The study also identified challenges relating to property ownership and the priorities of existing property owners that didn’t match the Port’s desired usage, which would limit the potential availability of the site for development or conversion to a fuel supply facility.

“Fortunately, the study was able to identify alternative options that were not previously considered, but still met the Port’s long-term objectives,” Kaehler said.

New Territory

Another challenge was the undetermined source of the biofuel supply, which restricted the research team’s ability to focus on specific logistical options and prioritize locations.

“We had to focus our efforts on multimodal access to the airport, including vessel/barge, truck, rail and pipeline,” Williams said. “Each mode had specific advantages and drawbacks.”

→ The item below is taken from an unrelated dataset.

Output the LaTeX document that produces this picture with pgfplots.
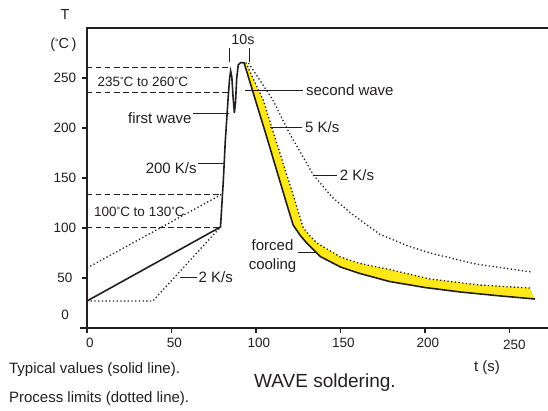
\documentclass[border=0pt]{standalone}
\usepackage{fontspec}
\setmainfont{Liberation Sans}
\usepackage{pgfplots}
\pgfplotsset{compat=1.18}
\definecolor{ink}{HTML}{231F20}
\definecolor{band}{HTML}{FFE817}
\newcommand\dg{\raisebox{3pt}{\fontsize{9}{9}\selectfont °}}
\tikzset{
  dotl/.style={ink, line width=1.3pt, dash pattern=on 1.3pt off 2.4pt},
  dashl/.style={ink, line width=0.9pt, dash pattern=on 5.5pt off 3.5pt},
  lead/.style={ink, line width=1pt},
  lbl/.style={text=ink, font=\fontsize{15}{17}\selectfont, inner sep=0pt},
  sml/.style={text=ink, font=\fontsize{13.5}{16}\selectfont, inner sep=0pt},
}
\begin{document}
\begin{tikzpicture}
\begin{axis}[
  at={(0,0)}, anchor=south west,
  scale only axis, width=461pt, height=300pt,
  xmin=0, xmax=272.8, ymin=0, ymax=300,
  axis line style={draw=none},
  xtick pos=left, ytick pos=left,
  xtick={0,50,100,150,200}, ytick={50,100,150,200,250},
  extra x ticks={250},
  tick align=outside, major tick length=5pt,
  tick style={ink, line width=1.5pt},
  ticklabel style={font=\fontsize{13.5}{16}\selectfont, text=ink},
  /pgf/number format/assume math mode=true,
  yticklabel style={anchor=center, xshift=-17pt},
  xticklabel style={xshift=3pt, yshift=-2pt},
  extra x tick style={tick style={ink, line width=1.5pt}, xticklabel style={xshift=2pt, yshift=-2pt}},
  clip=false,
]
% yellow band (forced cooling range)
\addplot[fill=band, draw=none] coordinates {
  (94,265.5)(99,247)(104.3,228)(110,197)(116,165)(122,133)(126,111)(128,100)
  (132,92)(136,85)(150,71)(161.5,64.5)(179,58.5)(203,49)(232,43)(262,40)
  (265,29)(245,32)(221,36)(200,40.5)(179,46.5)(161.5,54.5)(150,61)(138,71.5)
  (130,85)(126,93)(122,103)(118,125)(112,159)(106,193)(100,226)(93,265)
} -- cycle;

% dashed limit lines
\addplot[dashl] coordinates {(0,260.3)(83.5,260.3)};
\addplot[dashl] coordinates {(0,235.3)(83.5,235.3)};
\addplot[dashl] coordinates {(0,134)(80.2,134)};
\addplot[dashl] coordinates {(0,101)(79,101)};

% typical profile (solid)
\addplot[ink, line width=1.6pt] coordinates {
  (0,27)(79,101)(80.7,148)(81.8,186)(83.6,232)(84.4,250)(85,257)(85.7,251)
  (86.4,232)(87.2,215)(87.9,226)(88.6,250)(89.5,263)(91,265.5)(93,265)
  (100,226)(106,193)(112,159)(118,125)(122,103)(126,93)(130,85)(138,71.5)
  (150,61)(161.5,54.5)(179,46.5)(200,40.5)(221,36)(245,32)(265,29)
};

% process limits (dotted)
\addplot[dotl] coordinates {(0,27)(39,27)(79,101)};
\addplot[dotl] coordinates {(0,60)(80,134)};
\addplot[dotl] coordinates {
  (95.5,265)(103,246)(110,228)(120,194)(134,153)(145,131)(156,115)
  (173,94)(190,82)(203,75)(230,64)(263,56)
};
\addplot[dotl] coordinates {
  (94,265.5)(99,247)(104.3,228)(110,197)(116,165)(122,133)(126,111)(128,100)
  (132,92)(136,85)(150,71)(161.5,64.5)(179,58.5)(203,49)(232,43)(262,40)
};

% axis frame: left, bottom, top (no right side)
\draw[ink, line width=2pt] (rel axis cs:1,1) -- (rel axis cs:0,1) -- (rel axis cs:0,0);
\draw[ink, line width=2pt] (rel axis cs:1,0) -- (rel axis cs:0,0) -- ++(-7pt,0);
\node[text=ink, font=\fontsize{13.5}{16}\selectfont] at (axis cs:-13,13) {0};

% axis titles
\node[text=ink, font=\fontsize{14.5}{16}\selectfont] at (axis cs:-13,313) {T};
\node[text=ink, font=\fontsize{14.5}{16}\selectfont] at (axis cs:-14,283) {(\dg C\,)};
\node[text=ink, font=\fontsize{15}{17}\selectfont] at (axis cs:236.7,-40) {t (s)};

% annotations
\node[sml] at (axis cs:33,246) {235\dg C to 260\dg C};
\node[sml] at (axis cs:31,116) {100\dg C to 130\dg C};
\draw[lead] (axis cs:62.5,215) -- (axis cs:83.8,215);
\node[lbl, anchor=east] at (axis cs:62,210) {first wave};
\draw[lead] (axis cs:65.7,165) -- (axis cs:81.5,165);
\node[lbl, anchor=east] at (axis cs:65,160) {200 K/s};
\draw[lead] (axis cs:93.5,238) -- (axis cs:127.8,238);
\node[lbl, anchor=west] at (axis cs:129.5,238) {second wave};
\draw[lead] (axis cs:108,201) -- (axis cs:127.2,201);
\node[lbl, anchor=west] at (axis cs:129,201) {5 K/s};
\draw[lead] (axis cs:133.7,153) -- (axis cs:148,153);
\node[lbl, anchor=west] at (axis cs:149.5,153) {2 K/s};
\draw[lead] (axis cs:55,51) -- (axis cs:65,51);
\node[lbl, anchor=west] at (axis cs:66,51) {2 K/s};
\draw[lead] (axis cs:124.9,76) -- (axis cs:135.5,76);
\node[lbl, align=center] at (axis cs:109.8,72) {forced\\[2pt]cooling};
\draw[lead] (axis cs:84.3,266) -- (axis cs:84.3,280);
\draw[lead] (axis cs:96.2,266) -- (axis cs:96.2,280);
\node[text=ink, font=\fontsize{14.3}{16}\selectfont, inner sep=0pt] at (axis cs:92.3,288) {10s};

% footer
\node[lbl, anchor=west] at (axis cs:-46.2,-42) {Typical values (solid line).};
\node[lbl, anchor=west] at (axis cs:-46.2,-71) {Process limits (dotted line).};
\node[text=ink, font=\fontsize{19}{21}\selectfont] at (axis cs:140.8,-55) {WAVE soldering.};
\end{axis}
\pgfresetboundingbox
\path[use as bounding box] (-87pt,-82pt) rectangle (461pt,328pt);
\end{tikzpicture}
\end{document}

The study established a short-list of potential sites by reviewing capital costs and land availability, and comparing those restrictions across all sites in the analysis. Site prioritization and a criteria scorecard provided a comprehensive method for conducting the analysis.

The researchers studied Oslo Airport in Norway, which last year became the first airport to offer biofuel through its main fuel hydrant system; and the AltAir facility in Los Angeles.

“Oslo has a dedicated production source and infrastructure that allows for quick integration of biojet blends with relatively low capital investment costs,” Kaehler said. “The AltAir facility also has a dedicated supply source, but the fuel is moved by truck, which was not seen as a viable and environmentally sustainable option for Sea-Tac. For the most part, this project is exploring new territory.”

Out-of-the-Box Thinking

The Port was pleased with the final recommendations. “While the client may have been a little disappointed initially that some of their initially suggested options did not materialize, they were happy with the alternative options and out-of-the-box thinking we provided,” Williams said.

The Port’s next steps include allocation of funding for the design and development of the short-term option, and working with the fuel consortium to move the process forward.

“Our team can assist the Port of Seattle in the next phases, which include actual implementation, as well as developing partnerships with the private sector and assisting other clients in the region with biofuels supply analysis,” Kaehler said.

He appreciated the opportunity to use his past experiences with jet fuel supply – along with his recent master’s dissertation on the economics of biofuels – and apply it to a real-world situation.

“We have a distinct opportunity to leverage this experience and become a global leader in biojet infrastructure supply analysis, site selection, site design, and alternatives analysis,” Kaehler said. “It also solidifies Sea-Tac as a global leader in alternative fuels and emissions reductions in the aviation sector.”

“It was a great opportunity to be on the cutting edge of aviation technology and infrastructure development,” Williams added. “To be able to help prepare the Port to limit carbon emissions was very rewarding.”